On the surface that statement seems a little puzzling, since there are today vehicles that can provide cargo to the ISS: the Russian Progress vehicle and ESA’s Automated Transfer Vehicle (ATV), with Japan’s H-2 Transfer Vehicle (HTV) under development. However, Griffin appeared to be referring to the anticipated shortfall in cargo capability to the station once the shuttle is retired even when those vehicles are taken into account, particularly given the needs of a six-person crew.

“While I certainly wish I had more money to invest in developing COTS crew capability—along with many other things I wish I had more money for—I think it’s unwise to raid other accounts to increase our bet on COTS crew capability,” Griffin said.

The value of prizes

Given that Friday’s speech was part of a ceremony to honor the winner of a NASA-funded prize competition, it was little surprise that Griffin also talked about the prize competitions, both in general and NASA’s Centennial Challenges effort in particular. Prizes have captured considerable interest in the space community—and elsewhere—in recent years, thanks in large part to the $10-million Ansari X Prize and the attention it garnered. That effort not only led to NASA’s own prize program, but also new interest in even bigger prizes, including prizes in the range of $5–10 billion for human missions to the Moon or Mars.

“Those of us on the government side of the space business must recognize a fundamental truth: if our experiment in expanding human presence beyond the Earth is to be sustainable in the long run, it must ultimately yield profitable results, or there must be a profit to be made by supplying those who explore to fulfill other objectives.”

Griffin said he favored the use of prizes in general, but not the proposals for billion-dollar Mars prizes. “For example, I think it would be fruitless for the American taxpayer to sponsor multi-billion-dollar prizes for manned missions back to the Moon or to Mars as some prominent members of the chattering class have suggested,” he said, an apparent reference to former House Speaker Newt Gingrich, who has proposed such prizes before. “The high upfront cost and technical complexity of such missions to me renders them unrealistic for a private concern to undertake at this time. It’s an interesting thought experiment, but it’s not an idea which would gain much traction in the real world, in my opinion.”

He added that if establishing a human presence on the Moon was a national priority, the US government should be actively pursuing it. “We should not establish a prize for the accomplishment and then sit back and wait to see whether or not it is claimed,” he said. “We should either care enough to make it happen, or not bother.”

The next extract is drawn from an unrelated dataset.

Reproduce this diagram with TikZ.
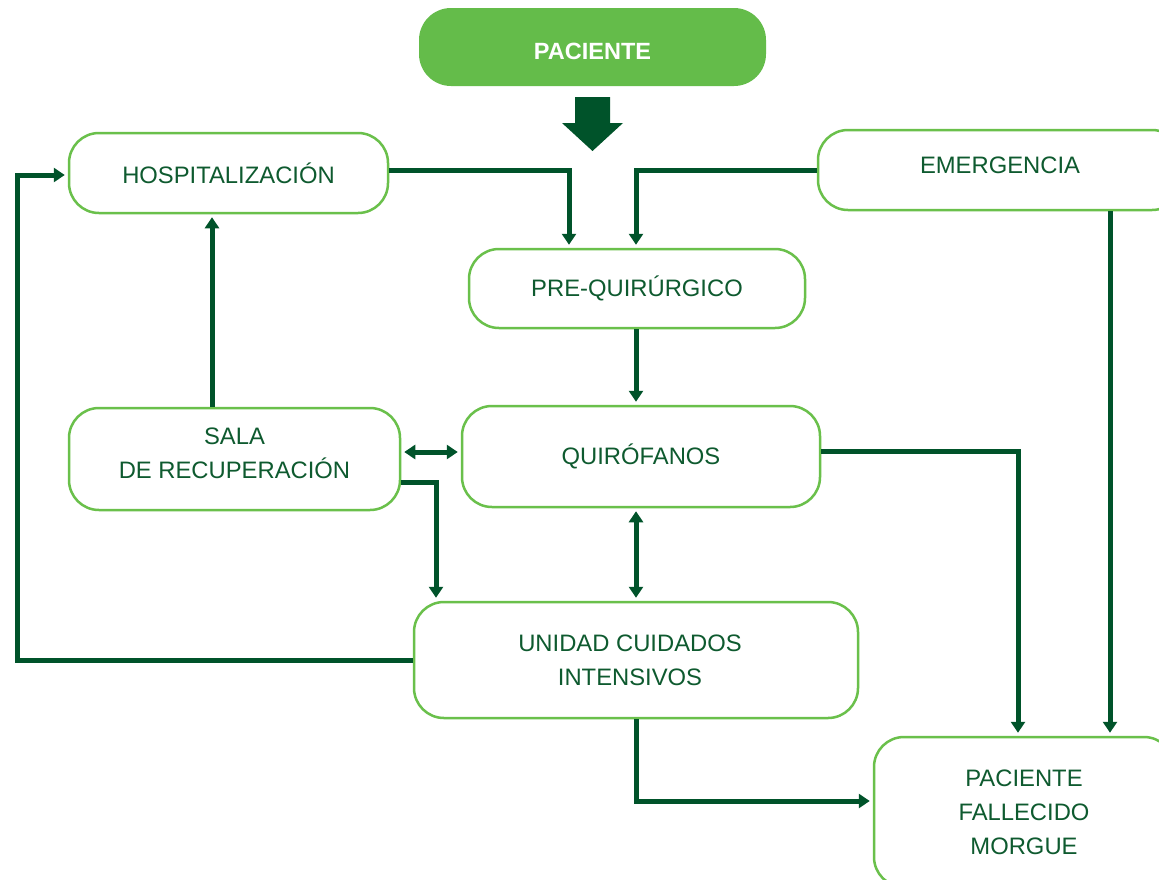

So when are prizes most effective for NASA or other government agencies? According to Griffin, it’s when such agencies “are actively seeking individuals and companies who would not normally participate in a traditional government procurement process.” He added: “Prizes entice the kind of people who are repelled by the cumbersome nature of government processes.” He cited examples ranging from Charles Lindbergh to Peter Homer, who won a prize in NASA’s astronaut glove prize competition last year.

All of these efforts Griffin mentioned in his speech—prizes, COTS, and other purchases of commercial services—touched upon a fundamental theme: the importance of getting the commercial sector involved in order to make NASA’s space exploration effort sustainable over multiple administrations and Congresses. “Those of us on the government side of the space business must recognize a fundamental truth: if our experiment in expanding human presence beyond the Earth is to be sustainable in the long run, it must ultimately yield profitable results, or there must be a profit to be made by supplying those who explore to fulfill other objectives,” Griffin concluded. “We should reach out to those individuals and companies who share our interest in space exploration and are willing to take risks to spur its development.”